# The exercise
Only the lines from the start of the data below through the line that contains "Chart.register(...registerables);" are to be copied, exactly and without pictures.

* Begin *

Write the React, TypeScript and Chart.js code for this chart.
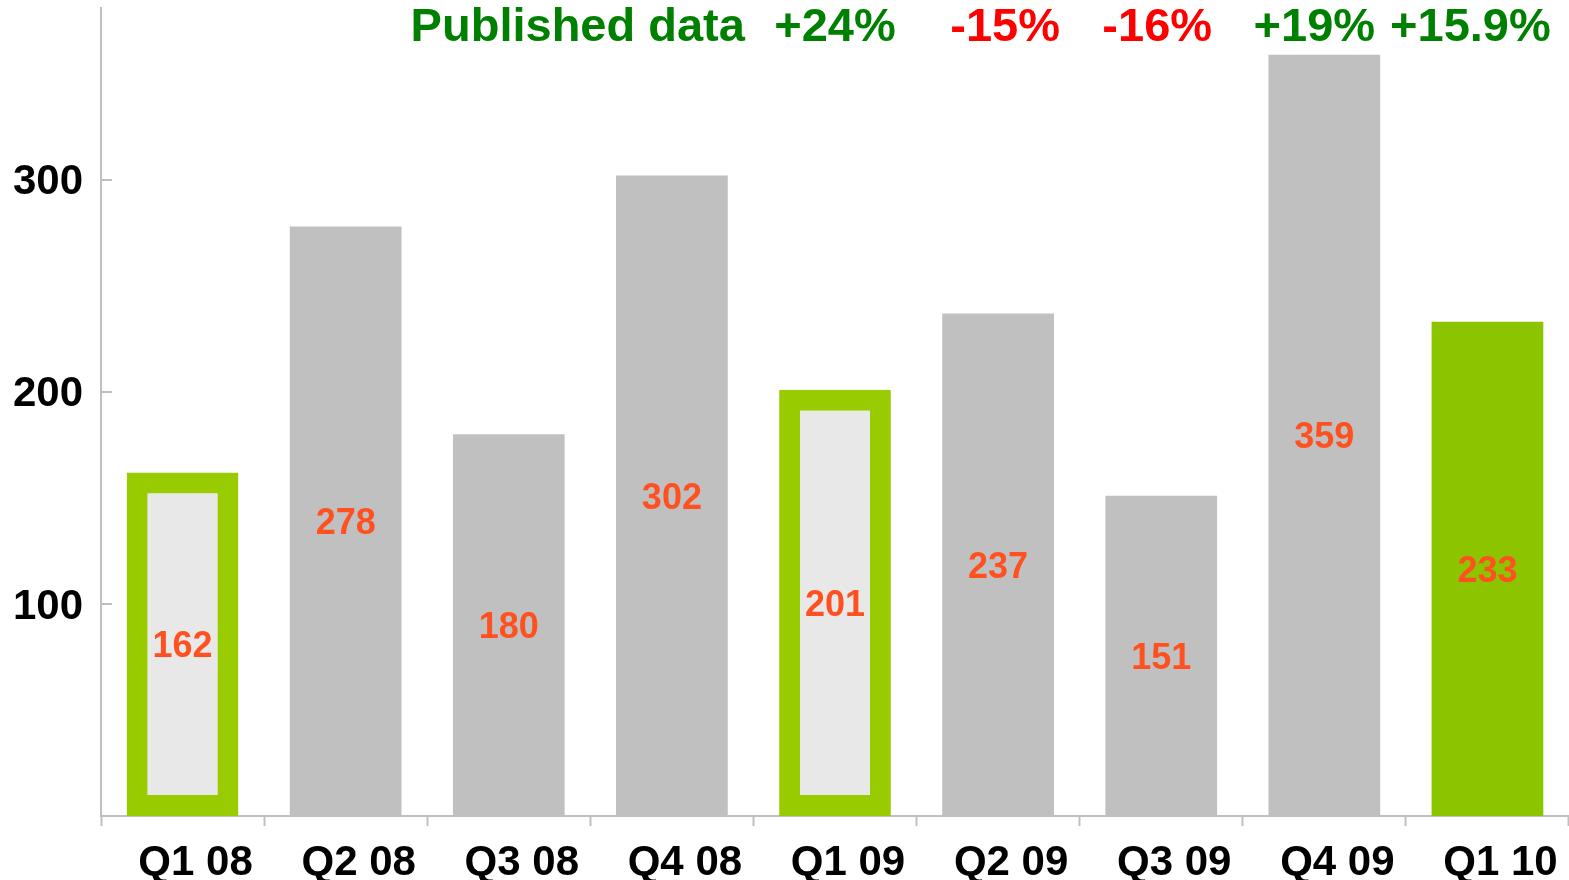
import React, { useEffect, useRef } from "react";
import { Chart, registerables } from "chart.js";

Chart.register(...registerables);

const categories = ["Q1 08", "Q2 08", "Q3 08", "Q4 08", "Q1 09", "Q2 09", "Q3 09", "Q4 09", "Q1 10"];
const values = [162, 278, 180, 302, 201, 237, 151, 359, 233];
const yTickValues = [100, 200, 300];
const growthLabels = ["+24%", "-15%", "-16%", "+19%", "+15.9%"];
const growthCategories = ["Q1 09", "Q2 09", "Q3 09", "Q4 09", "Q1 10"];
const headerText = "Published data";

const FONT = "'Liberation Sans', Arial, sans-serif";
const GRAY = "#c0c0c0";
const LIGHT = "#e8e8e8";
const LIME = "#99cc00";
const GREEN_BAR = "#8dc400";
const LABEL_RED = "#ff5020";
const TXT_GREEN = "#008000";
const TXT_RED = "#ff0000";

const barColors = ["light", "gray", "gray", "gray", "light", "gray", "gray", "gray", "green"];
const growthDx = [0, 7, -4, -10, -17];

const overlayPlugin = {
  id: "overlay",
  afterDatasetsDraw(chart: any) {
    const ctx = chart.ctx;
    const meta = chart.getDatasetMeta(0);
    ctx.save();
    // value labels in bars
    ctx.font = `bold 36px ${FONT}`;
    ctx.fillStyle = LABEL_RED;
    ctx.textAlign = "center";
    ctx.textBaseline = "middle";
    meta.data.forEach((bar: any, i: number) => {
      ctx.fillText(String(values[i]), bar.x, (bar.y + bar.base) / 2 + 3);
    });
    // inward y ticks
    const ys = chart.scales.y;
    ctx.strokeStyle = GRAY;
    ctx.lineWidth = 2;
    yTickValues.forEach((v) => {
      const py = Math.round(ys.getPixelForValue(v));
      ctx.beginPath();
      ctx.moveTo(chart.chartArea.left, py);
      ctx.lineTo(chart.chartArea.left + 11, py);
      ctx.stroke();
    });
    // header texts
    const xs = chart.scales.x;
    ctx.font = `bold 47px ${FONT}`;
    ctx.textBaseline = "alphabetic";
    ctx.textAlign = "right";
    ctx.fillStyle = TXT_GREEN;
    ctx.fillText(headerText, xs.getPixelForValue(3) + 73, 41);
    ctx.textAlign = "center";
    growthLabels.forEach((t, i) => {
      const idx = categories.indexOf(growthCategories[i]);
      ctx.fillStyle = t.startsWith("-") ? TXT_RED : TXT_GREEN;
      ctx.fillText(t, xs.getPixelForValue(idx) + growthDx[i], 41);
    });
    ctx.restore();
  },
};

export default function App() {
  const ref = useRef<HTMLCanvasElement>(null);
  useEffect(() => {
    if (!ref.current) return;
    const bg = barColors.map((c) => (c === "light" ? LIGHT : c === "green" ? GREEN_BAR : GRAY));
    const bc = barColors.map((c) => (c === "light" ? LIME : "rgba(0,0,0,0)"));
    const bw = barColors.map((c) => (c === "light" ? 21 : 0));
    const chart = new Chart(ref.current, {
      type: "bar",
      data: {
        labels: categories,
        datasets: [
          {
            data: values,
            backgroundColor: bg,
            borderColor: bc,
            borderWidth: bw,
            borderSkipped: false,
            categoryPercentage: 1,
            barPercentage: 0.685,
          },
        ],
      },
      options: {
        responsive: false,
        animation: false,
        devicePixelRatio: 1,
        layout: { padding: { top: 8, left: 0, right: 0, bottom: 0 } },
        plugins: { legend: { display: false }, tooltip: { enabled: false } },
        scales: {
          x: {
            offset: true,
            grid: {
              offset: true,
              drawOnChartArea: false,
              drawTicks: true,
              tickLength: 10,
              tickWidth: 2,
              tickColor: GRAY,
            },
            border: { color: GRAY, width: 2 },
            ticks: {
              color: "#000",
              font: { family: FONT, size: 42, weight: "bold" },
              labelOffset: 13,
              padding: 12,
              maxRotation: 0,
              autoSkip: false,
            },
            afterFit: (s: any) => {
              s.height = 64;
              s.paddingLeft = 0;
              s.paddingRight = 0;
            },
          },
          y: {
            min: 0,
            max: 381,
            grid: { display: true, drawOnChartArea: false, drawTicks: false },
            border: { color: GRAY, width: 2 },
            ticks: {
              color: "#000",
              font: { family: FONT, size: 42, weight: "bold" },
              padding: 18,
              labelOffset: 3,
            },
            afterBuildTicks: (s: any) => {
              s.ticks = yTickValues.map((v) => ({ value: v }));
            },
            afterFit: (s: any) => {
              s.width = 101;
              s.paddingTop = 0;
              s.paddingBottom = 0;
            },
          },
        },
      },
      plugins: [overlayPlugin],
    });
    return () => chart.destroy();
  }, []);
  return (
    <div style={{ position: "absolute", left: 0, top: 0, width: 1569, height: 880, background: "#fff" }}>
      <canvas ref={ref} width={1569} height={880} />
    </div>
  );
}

* End *

# Final result
Write the React, TypeScript and Chart.js code for this chart.
import React, { useEffect, useRef } from "react";
import { Chart, registerables } from "chart.js";

Chart.register(...registerables);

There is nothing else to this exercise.